Meet NOBO Brewing Company’s First Woman Brewer
By Joe Pye
In honor of International Women’s Collaboration Brew Day, Broward Beer spoke with one of the few female brewers in South Florida.
Every weekend, Elizabeth Merideth clocks in to brew beer for two 10-hour shifts after already working a 40-hour week. By 9 p.m. each night, she’s kicked back in NOBO’s taproom drinking a beer she made.
Since 2018, Merideth has worked as an assistant brewer. Prior she had already invested nearly two decades working as a clerk for the city of Wellington.
Merideth didn’t get into the beer industry to change careers or make money. She does it simply because she loves beer and wants to learn everything about the craft.
“This is my passion: I leave one job and go to the next one,” Merideth told Broward Beer. “I love the creativity – especially when someone tries my beer and says they love it.”
Here’s a look at one South Florida woman who broke into the industry in a way as unconventional as craft beer…
A lasting impression
Merideth got her first job at Mad Robot Brewing by simply introducing herself to the owner.
Three years ago, Allen Steen held an outdoor event at the now-closed nanobrewery. Merideth heard his name, walked up, and talked to him about potentially working at his Boca brewery.
Her tenacity and knowledge of craft beer impressed Steen so much he hired her immediately.

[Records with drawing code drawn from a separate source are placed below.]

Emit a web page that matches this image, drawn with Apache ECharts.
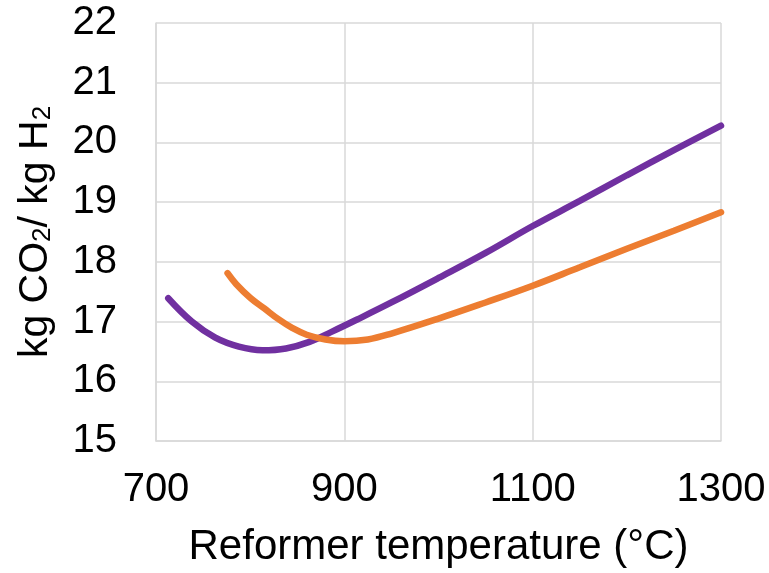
<!DOCTYPE html>
<html>
<head>
    <meta charset="utf-8">
    <title>Reformer temperature</title>
    <script src="https://cdn.jsdelivr.net/npm/echarts@6/dist/echarts.min.js"></script>
    <style>
        body { margin: 0; background: #fff; }
        #main { width: 769px; height: 573px; }
    </style>
</head>
<body>
    <div id="main"></div>
    <script type="text/javascript">
        // values
        var purpleTemps = [713, 738, 763, 788, 813, 838, 863, 888, 913, 950, 1000, 1050, 1100, 1150, 1200, 1250, 1300];
        var purpleCO2 = [17.39, 17.00, 16.73, 16.58, 16.52, 16.55, 16.66, 16.84, 17.03, 17.32, 17.73, 18.15, 18.60, 19.02, 19.45, 19.87, 20.28];

        var orangeTemps = [776, 785, 800, 815, 830, 845, 860, 880, 900, 925, 950, 1000, 1050, 1100, 1150, 1200, 1250, 1300];
        var orangeCO2 = [17.81, 17.63, 17.40, 17.22, 17.04, 16.89, 16.78, 16.70, 16.67, 16.70, 16.80, 17.05, 17.32, 17.60, 17.91, 18.22, 18.52, 18.83];

        function pairs(xs, ys) {
            return xs.map(function (x, i) { return [x, ys[i]]; });
        }

        var chartDom = document.getElementById('main');
        var myChart = echarts.init(chartDom, null, {renderer: 'canvas'});

        var gridColor = '#d9d9d9';
        var font = '"Liberation Sans", Arial, sans-serif';

        var option = {
            animation: false,
            grid: {left: 156, right: 48, top: 23, bottom: 130},
            xAxis: {
                type: 'value',
                min: 700,
                max: 1300,
                interval: 200,
                name: 'Reformer temperature (°C)',
                nameLocation: 'middle',
                nameGap: 85,
                nameTextStyle: {color: '#000', fontSize: 42, fontFamily: font},
                axisLine: {show: true, lineStyle: {color: gridColor, width: 1.5}},
                axisTick: {show: false},
                axisLabel: {color: '#000', fontSize: 40, fontFamily: font, margin: 29,
                    formatter: function (v) { return String(v); }},
                splitLine: {show: true, lineStyle: {color: gridColor, width: 1.5}}
            },
            yAxis: {
                type: 'value',
                min: 15,
                max: 22,
                interval: 1,
                name: '{a|kg CO}{s|2}{a|/ kg H}{s|2}',
                nameLocation: 'middle',
                nameGap: 100,
                nameTextStyle: {
                    color: '#000',
                    fontFamily: font,
                    rich: {
                        a: {fontSize: 41, fontFamily: font, color: '#000', lineHeight: 52, verticalAlign: 'bottom'},
                        s: {fontSize: 26, fontFamily: font, color: '#000', lineHeight: 38, verticalAlign: 'bottom'}
                    }
                },
                axisLine: {show: true, lineStyle: {color: gridColor, width: 1.5}},
                axisTick: {show: false},
                axisLabel: {color: '#000', fontSize: 40, fontFamily: font, margin: 39},
                splitLine: {show: true, lineStyle: {color: gridColor, width: 1.5}}
            },
            series: [
                {
                    type: 'line',
                    data: pairs(purpleTemps, purpleCO2),
                    smooth: 0.4,
                    showSymbol: false,
                    lineStyle: {color: '#7030A0', width: 6.5, cap: 'round'}
                },
                {
                    type: 'line',
                    data: pairs(orangeTemps, orangeCO2),
                    smooth: 0.4,
                    showSymbol: false,
                    lineStyle: {color: '#ED7D31', width: 6.5, cap: 'round'}
                }
            ]
        };
        myChart.setOption(option);
    </script>
</body>
</html>
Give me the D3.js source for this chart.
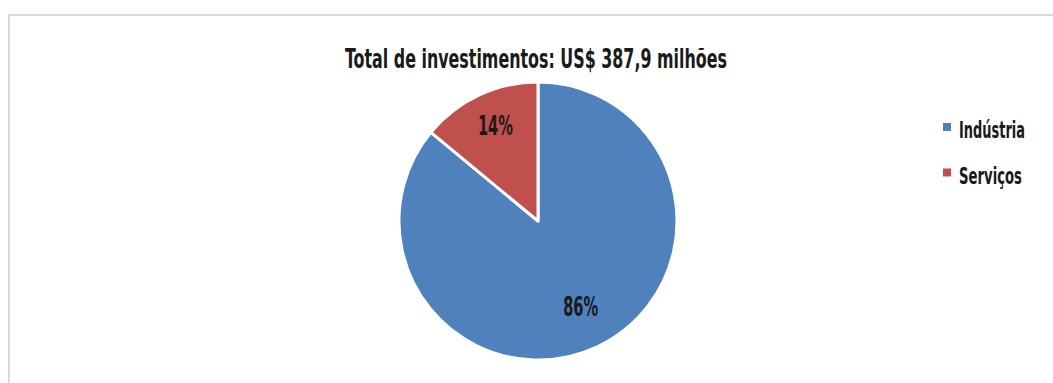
<!DOCTYPE html>
<html>
<head>
<meta charset="utf-8">
<script src="https://cdn.jsdelivr.net/npm/d3@7"></script>
<style>
  html, body { margin: 0; padding: 0; background: #fff; }
  svg { display: block; }
  text { font-family: "DejaVu Sans Condensed", "Liberation Sans Narrow", sans-serif; fill: #1a1a1a; font-weight: bold; }
</style>
</head>
<body>
<svg id="chart" width="1053" height="383"></svg>
<script>
const categories = ["Indústria", "Serviços"];
const shares = [86, 14];
const colors = ["#4F81BD", "#C0504D"];
const title = "Total de investimentos: US$ 387,9 milhões";

const svg = d3.select("#chart");

// condense a text element horizontally (scale about its anchor) to a target width
function condense(sel, w, ax, ay) {
  sel.each(function (d, i) {
    const el = d3.select(this);
    const target = typeof w === "function" ? w(d, i) : w;
    const natural = this.getComputedTextLength();
    const s = Math.min(1, target / natural);
    const x = typeof ax === "function" ? ax(d, i) : ax;
    const y = typeof ay === "function" ? ay(d, i) : ay;
    el.attr("transform", `translate(${x},${y}) scale(${s},1)`)
      .attr("x", 0).attr("y", 0);
  });
}

// chart frame
svg.append("rect")
  .attr("x", 9).attr("y", 15)
  .attr("width", 1060).attr("height", 400)
  .attr("fill", "none")
  .attr("stroke", "#d9d9d9")
  .attr("stroke-width", 2);

svg.append("text")
  .attr("text-anchor", "middle")
  .attr("font-size", 26)
  .text(title)
  .call(condense, 382, 536, 68);

const cx = 538, cy = 221, r = 139;
const data = categories.map((c, i) => ({ name: c, value: shares[i], color: colors[i] }));

const pie = d3.pie().value(d => d.value).sort(null);
const arc = d3.arc().innerRadius(0).outerRadius(r);
const labelArc = d3.arc().innerRadius(r * 0.72).outerRadius(r * 0.72);

const g = svg.append("g").attr("transform", `translate(${cx},${cy})`);
const arcs = pie(data);

g.selectAll("path.slice")
  .data(arcs)
  .join("path")
  .attr("class", "slice")
  .attr("d", arc)
  .attr("fill", d => d.data.color)
  .attr("stroke", "#fff")
  .attr("stroke-width", 3)
  .attr("stroke-linejoin", "round");

g.selectAll("text.lbl")
  .data(arcs)
  .join("text")
  .attr("class", "lbl")
  .attr("text-anchor", "middle")
  .attr("dy", "0.16em")
  .attr("font-size", 26)
  .text(d => d.data.value + "%")
  .call(condense, 35, d => labelArc.centroid(d)[0], d => labelArc.centroid(d)[1]);

// legend
const legend = svg.append("g").attr("transform", "translate(943,123)");
const items = legend.selectAll("g.item")
  .data(data)
  .join("g")
  .attr("class", "item")
  .attr("transform", (d, i) => `translate(0,${i * 45.5})`);
items.append("rect")
  .attr("x", 0).attr("y", 0)
  .attr("width", 8).attr("height", 8)
  .attr("fill", d => d.color);
items.append("text")
  .attr("font-size", 23)
  .text(d => d.name)
  .call(condense, d => d.name === "Indústria" ? 66 : 63, 16, 15);
</script>
</body>
</html>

“She was just so passionate about getting her foot in the door,” Steen told Broward Beer. “[Merideth] had applied at a few other places but they never returned her call. I think that has to do with being a woman in the beer industry, unfortunately.”
Research from the trade organization Brewer’s Association shows women are greatly outnumbered by their male counterparts in the U.S. craft beer industry. Fewer than 8 percent of brewers are women.
Although the numbers show the industry is disproportionate, Merideth says her male coworkers have been “nothing but welcoming.”
The love of beer
Merideth was originally hired as a beertender but quickly was promoted to management and started sitting in on brew days.
“She was always asking me about the process and what makes one beer different from another,” Steen said. “Liz would just come in and hang out, help, and clean and do all the grunt work that we didn’t want to do. She would just ask questions the whole brew day.”
When she got her answers, she got the chance to start brewing herself.
Years ago, Merideth fell in love with the microbrewery, LauderAle, while hanging out with other local beer-loving friends.
The Wellington native says it’s the brewery that got her interested in the industry. But it wasn’t her first experience with small batch beer. In fact, Merideth grew up around beer.
Her father has homebrewed small five-gallon batches of wheat beers her entire life. He often teases her because she didn’t enjoy beer growing up, but now brews it commercially.
“I thought he was crazy,” Merideth said. “Now it’s something I’ve grown past him in a way.”
She’s grown in the industry to the point where she didn’t look for her current brewing job. It came to her.
NOBO’s first female brewer
Steen told Broward Beer the owners of NOBO Brewing, Tim and Steve Dornblaser contacted him as a reference and he couldn’t recommend Merideth enough.
The Great American Beer Festival pro-am award recipient said it’s her work ethic and drive that impressed him the most.
But Merideth is modest about her ambitious nature.
Four days out of the week, she spends hours a day lifting hundreds of pounds of grain into a five-barrel kettle tank. She and Scott Morrison, NOBO’s head brewer, mash the grains by hand because they don’t have an automatic system.
Then they need to shovel the spent grain out by shovel and clean the brew tanks.
“It’s a lot of hard work and physical labor. When you’re on your feet like that for hours you get tired,” Merideth said. “That doesn’t stop me from getting up the next day and doing it again.”